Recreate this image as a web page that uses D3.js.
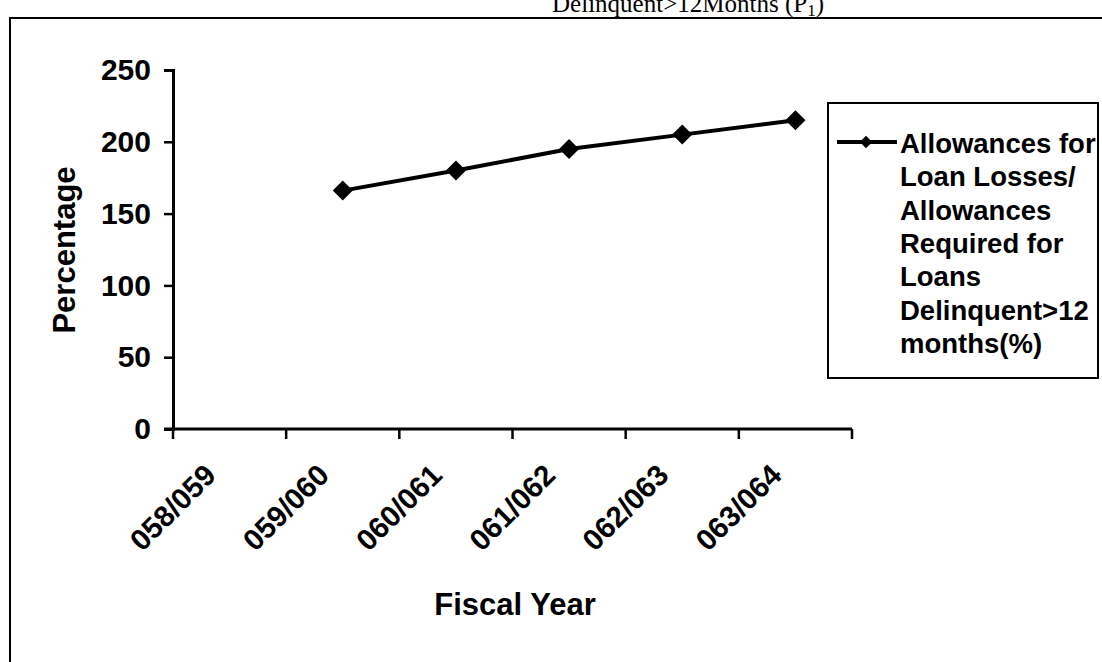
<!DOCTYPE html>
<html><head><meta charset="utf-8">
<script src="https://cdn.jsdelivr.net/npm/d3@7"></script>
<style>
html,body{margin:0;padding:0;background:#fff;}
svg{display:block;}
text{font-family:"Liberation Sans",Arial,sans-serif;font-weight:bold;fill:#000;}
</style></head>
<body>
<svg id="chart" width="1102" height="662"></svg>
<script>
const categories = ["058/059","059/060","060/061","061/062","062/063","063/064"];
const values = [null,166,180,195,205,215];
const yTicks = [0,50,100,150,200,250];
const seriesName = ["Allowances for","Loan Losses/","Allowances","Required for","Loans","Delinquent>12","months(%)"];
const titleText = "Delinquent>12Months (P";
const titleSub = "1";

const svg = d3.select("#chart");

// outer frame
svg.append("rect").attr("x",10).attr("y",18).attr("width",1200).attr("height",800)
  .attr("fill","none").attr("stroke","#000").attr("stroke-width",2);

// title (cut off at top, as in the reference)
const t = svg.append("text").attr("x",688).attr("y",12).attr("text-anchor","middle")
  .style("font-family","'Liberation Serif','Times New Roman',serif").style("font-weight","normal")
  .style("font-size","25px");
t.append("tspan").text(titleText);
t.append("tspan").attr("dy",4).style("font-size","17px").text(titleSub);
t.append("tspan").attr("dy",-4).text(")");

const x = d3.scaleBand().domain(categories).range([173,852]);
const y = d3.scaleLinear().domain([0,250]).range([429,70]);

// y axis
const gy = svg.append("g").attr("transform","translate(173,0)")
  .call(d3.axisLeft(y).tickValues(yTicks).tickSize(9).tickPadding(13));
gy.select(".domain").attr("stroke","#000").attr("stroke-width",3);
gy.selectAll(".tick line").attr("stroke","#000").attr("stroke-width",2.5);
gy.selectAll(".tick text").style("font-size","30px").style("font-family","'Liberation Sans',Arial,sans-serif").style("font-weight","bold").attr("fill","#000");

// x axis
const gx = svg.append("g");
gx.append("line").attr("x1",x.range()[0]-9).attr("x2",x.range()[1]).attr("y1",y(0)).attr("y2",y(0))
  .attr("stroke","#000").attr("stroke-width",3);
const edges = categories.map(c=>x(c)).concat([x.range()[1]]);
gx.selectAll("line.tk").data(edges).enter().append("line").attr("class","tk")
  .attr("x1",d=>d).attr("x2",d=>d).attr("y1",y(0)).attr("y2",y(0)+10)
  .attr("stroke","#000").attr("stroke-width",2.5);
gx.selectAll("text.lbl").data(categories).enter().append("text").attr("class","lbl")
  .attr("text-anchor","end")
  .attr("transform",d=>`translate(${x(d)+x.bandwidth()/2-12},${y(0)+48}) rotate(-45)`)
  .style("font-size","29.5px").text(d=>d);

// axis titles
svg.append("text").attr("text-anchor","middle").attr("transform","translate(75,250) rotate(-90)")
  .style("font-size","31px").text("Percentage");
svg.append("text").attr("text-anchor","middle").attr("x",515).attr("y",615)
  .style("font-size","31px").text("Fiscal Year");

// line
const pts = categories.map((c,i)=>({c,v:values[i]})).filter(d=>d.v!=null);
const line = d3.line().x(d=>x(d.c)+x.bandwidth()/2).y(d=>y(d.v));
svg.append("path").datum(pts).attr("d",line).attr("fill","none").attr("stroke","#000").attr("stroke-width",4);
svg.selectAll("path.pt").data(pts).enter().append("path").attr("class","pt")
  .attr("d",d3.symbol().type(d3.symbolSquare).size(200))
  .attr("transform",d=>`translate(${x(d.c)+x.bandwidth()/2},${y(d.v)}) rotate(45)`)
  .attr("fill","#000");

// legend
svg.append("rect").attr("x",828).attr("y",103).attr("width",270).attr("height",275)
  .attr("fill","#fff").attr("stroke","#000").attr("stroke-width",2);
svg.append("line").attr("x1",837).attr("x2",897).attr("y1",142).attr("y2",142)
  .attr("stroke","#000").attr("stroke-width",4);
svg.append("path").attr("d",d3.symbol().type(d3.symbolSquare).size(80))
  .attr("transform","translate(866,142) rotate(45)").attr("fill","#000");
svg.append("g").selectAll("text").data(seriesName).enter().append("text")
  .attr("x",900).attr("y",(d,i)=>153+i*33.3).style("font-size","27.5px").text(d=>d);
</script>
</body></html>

> EXERCISE BRIEF
Return each line exactly as written. Any picture gets left out.

> CORRECT OUTPUT
Recreate this image as a web page that uses D3.js.
<!DOCTYPE html>
<html><head><meta charset="utf-8">
<script src="https://cdn.jsdelivr.net/npm/d3@7"></script>
<style>
html,body{margin:0;padding:0;background:#fff;}
svg{display:block;}
text{font-family:"Liberation Sans",Arial,sans-serif;font-weight:bold;fill:#000;}
</style></head>
<body>
<svg id="chart" width="1102" height="662"></svg>
<script>
const categories = ["058/059","059/060","060/061","061/062","062/063","063/064"];
const values = [null,166,180,195,205,215];
const yTicks = [0,50,100,150,200,250];
const seriesName = ["Allowances for","Loan Losses/","Allowances","Required for","Loans","Delinquent>12","months(%)"];
const titleText = "Delinquent>12Months (P";
const titleSub = "1";

const svg = d3.select("#chart");

// outer frame
svg.append("rect").attr("x",10).attr("y",18).attr("width",1200).attr("height",800)
  .attr("fill","none").attr("stroke","#000").attr("stroke-width",2);

// title (cut off at top, as in the reference)
const t = svg.append("text").attr("x",688).attr("y",12).attr("text-anchor","middle")
  .style("font-family","'Liberation Serif','Times New Roman',serif").style("font-weight","normal")
  .style("font-size","25px");
t.append("tspan").text(titleText);
t.append("tspan").attr("dy",4).style("font-size","17px").text(titleSub);
t.append("tspan").attr("dy",-4).text(")");

const x = d3.scaleBand().domain(categories).range([173,852]);
const y = d3.scaleLinear().domain([0,250]).range([429,70]);

// y axis
const gy = svg.append("g").attr("transform","translate(173,0)")
  .call(d3.axisLeft(y).tickValues(yTicks).tickSize(9).tickPadding(13));
gy.select(".domain").attr("stroke","#000").attr("stroke-width",3);
gy.selectAll(".tick line").attr("stroke","#000").attr("stroke-width",2.5);
gy.selectAll(".tick text").style("font-size","30px").style("font-family","'Liberation Sans',Arial,sans-serif").style("font-weight","bold").attr("fill","#000");

// x axis
const gx = svg.append("g");
gx.append("line").attr("x1",x.range()[0]-9).attr("x2",x.range()[1]).attr("y1",y(0)).attr("y2",y(0))
  .attr("stroke","#000").attr("stroke-width",3);
const edges = categories.map(c=>x(c)).concat([x.range()[1]]);
gx.selectAll("line.tk").data(edges).enter().append("line").attr("class","tk")
  .attr("x1",d=>d).attr("x2",d=>d).attr("y1",y(0)).attr("y2",y(0)+10)
  .attr("stroke","#000").attr("stroke-width",2.5);
gx.selectAll("text.lbl").data(categories).enter().append("text").attr("class","lbl")
  .attr("text-anchor","end")
  .attr("transform",d=>`translate(${x(d)+x.bandwidth()/2-12},${y(0)+48}) rotate(-45)`)
  .style("font-size","29.5px").text(d=>d);

// axis titles
svg.append("text").attr("text-anchor","middle").attr("transform","translate(75,250) rotate(-90)")
  .style("font-size","31px").text("Percentage");
svg.append("text").attr("text-anchor","middle").attr("x",515).attr("y",615)
  .style("font-size","31px").text("Fiscal Year");

// line
const pts = categories.map((c,i)=>({c,v:values[i]})).filter(d=>d.v!=null);
const line = d3.line().x(d=>x(d.c)+x.bandwidth()/2).y(d=>y(d.v));
svg.append("path").datum(pts).attr("d",line).attr("fill","none").attr("stroke","#000").attr("stroke-width",4);
svg.selectAll("path.pt").data(pts).enter().append("path").attr("class","pt")
  .attr("d",d3.symbol().type(d3.symbolSquare).size(200))
  .attr("transform",d=>`translate(${x(d.c)+x.bandwidth()/2},${y(d.v)}) rotate(45)`)
  .attr("fill","#000");

// legend
svg.append("rect").attr("x",828).attr("y",103).attr("width",270).attr("height",275)
  .attr("fill","#fff").attr("stroke","#000").attr("stroke-width",2);
svg.append("line").attr("x1",837).attr("x2",897).attr("y1",142).attr("y2",142)
  .attr("stroke","#000").attr("stroke-width",4);
svg.append("path").attr("d",d3.symbol().type(d3.symbolSquare).size(80))
  .attr("transform","translate(866,142) rotate(45)").attr("fill","#000");
svg.append("g").selectAll("text").data(seriesName).enter().append("text")
  .attr("x",900).attr("y",(d,i)=>153+i*33.3).style("font-size","27.5px").text(d=>d);
</script>
</body></html>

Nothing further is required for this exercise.